The pandemic has shown us a lot can change in a year, so how about 30? A new report by Fasthosts uncovers what the internet will look like in 2050. From immersive VR to implant chips, and green web hosting, leading futurologists reveal all.
The internet is an incredible thing, changing human existence over the past five decades and continuing to provide us with huge advancements each year. But what does the future hold for the internet, and how will it impact our lives?
Fasthosts has teamed up with two key experts, leading futurologists Dr James Bellini and Andrew Gill, to uncover how the internet will change over the next 30 years, and to better see how the digital landscape is set to evolve in the coming decades.
Immersive VR, eye implants to view our social feeds, predictive algorithms, and green web hosting are just a few of the huge advancements to come over the next 30 years. Find out what’s in store for the digital world in the list below:
Social networks: An eye implant to view our social media feed
Now this is scary. Just as I was thinking of doing away with social media altogether, it’s apparently only a matter of time before consumers seize control of their own data, brokered by AI agents through personal clouds.
The next generation of social networkers will be impacted by the acceleration in digital innovation, including the development of hyper-augmented reality and brain-to-computer interfaces.
By 2050 there will be implants placed over our eyes to access our digital world without the need for a display. This may have some people excited, but I’d rather not thanks.
Virtual reality and artificial intelligence: Brain computer interface replaces virtual reality
Virtual reality (VR) and artificial intelligence (AI) will pave the way for a more streamlined online experience, whether for ecommerce, entertainment, or business.
Thanks to rapid developments in the field of brain-computer interface technology, by 2040 users will be able to send information and commands through mere brain signals.
By 2050 it’s expected that consumers will be able to plug nanobots directly into the brain for full-immersion virtual reality that directly influences the nervous system.
We’ll soon see VR developments across a broader spectrum of senses, to simulate smell and taste as current technology does sight.
Data: Virtual clouds will replace hardware data storage
The cloud will be able to accommodate further personal assets that would otherwise have historically demanded local storage.
For increasing the capacity and capability of the cloud, green web hosting is set to be used universally by 2050. With this, companies will dramatically cut down on the size of their data centres in favour of cloud-based technology, and reduce their environmental impact.
Design: 3D printing will replace old ways of shopping
The prominence of the 3D printer will continue rising significantly.
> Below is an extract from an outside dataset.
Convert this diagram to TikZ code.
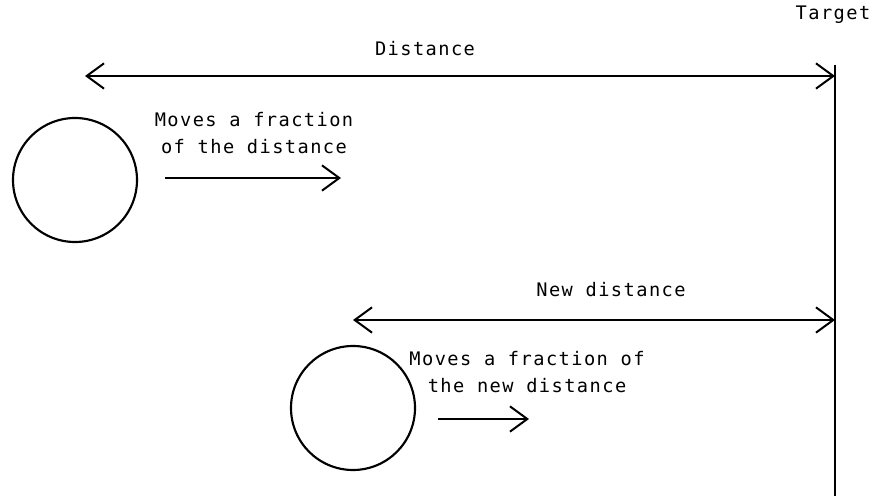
\documentclass[tikz,border=0pt]{standalone}
\usepackage{fontspec}
\setmonofont[LetterSpace=7.7]{DejaVu Sans Mono}
\usetikzlibrary{arrows.meta}
\begin{document}
\begin{tikzpicture}[
		x=0.75pt, y=-0.75pt,
		ball/.style = {circle, draw, line width=1.6pt, minimum size=93pt, inner sep=0pt},
		lbl/.style = {font=\ttfamily\fontsize{14}{20.25}\selectfont, align=center, inner sep=0pt},
		r/.style = {-{Straight Barb[length=13pt, width=19pt, line width=1.5pt]}, line width=1.5pt},
		rr/.style = {{Straight Barb[length=13pt, width=19pt, line width=1.5pt]}-{Straight Barb[length=13pt, width=19pt, line width=1.5pt]}, line width=1.5pt},
		]
		\useasboundingbox (0,0) rectangle (875,502);
		
		%Nodes
		\node[lbl]	(target)	at	(833, 15)	{Target};
		\node[lbl]	(dist)		at	(425, 49)	{Distance};
		\node[lbl]	(newdist)	at	(611, 290)	{New distance};
		\node[lbl]	(move1)		at	(254, 133)	{Moves a fraction\\of the distance};
		\node[lbl]	(move2)		at	(527, 372)	{Moves a fraction of\\the new distance};
		\node[ball]	(ball1)		at	(75, 180)	{};
		\node[ball]	(ball2)		at	(353, 408)	{};
		
		\coordinate	(ttop)	at	(835, 65);
		\coordinate	(tbot)	at	(835, 496);
		\coordinate	(d1)	at	(85, 76);
		\coordinate	(d2)	at	(835, 76);
		\coordinate	(n1)	at	(353, 320);
		\coordinate	(n2)	at	(835, 320);
		\coordinate	(m1a)	at	(165, 178);
		\coordinate	(m1b)	at	(341, 178);
		\coordinate	(m2a)	at	(438, 419);
		\coordinate	(m2b)	at	(529, 419);
		
		%Lines
		\draw[line width=1.5pt]	(ttop)	--	(tbot);
		\draw[rr]	(d1)	--	(d2);
		\draw[rr]	(n1)	--	(n2);
		\draw[r]	(m1a)	--	(m1b);
		\draw[r]	(m2a)	--	(m2b);
	\end{tikzpicture}
\end{document}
By 2040 all homes will have access to a device, laying the foundations for the DIY economy. A trip to the hardware store will be a thing of the past, in favour of simply ‘printing’ your desired appliance.
Well, my mother had to go out and buy an angle grinder the other day, she’s 60. And I’d not like to see her try and 3D print one, let’s put it that way.
Security: Improving AI could spell disaster for security
Cybercriminals are the third most significant threat to humanity, after natural accidents and pandemics. Access to increasingly sophisticated technology could spell disaster.
While extreme computing brings countless benefits, it could also trigger major concern; as we become ever-more connected, those who intend to break through encryption barriers could use super-fast machines to do so in an instant and take an immediate hold over the lives of millions.
Payment: A cashless society is only around the corner
It’s already happened in some parts of the world, but the demise of cash has been long coming, and a total reduction of physical money is predicted before the turn of the next decade, with 60% of UK adults expecting a completely cashless society by 2030. This move has been catalysed by the pandemic.
Customer service: Algorithms which predict our needs
Urgh do we really need our needs predicted? A need is inherently that, a need, at the time. But apparently as the world shifts towards digital platforms, customer service will follow suit.
In-person customer service will be a thing of the past, with digital advisors placed to address concerns and queries, unless a situation requires complex human involvement.
As early as the next five to seven years, we’ll begin to see a rise in digital agents. As these agents evolve, they’ll begin to think for us, renew our insurance for us, and screen advertising messages for us.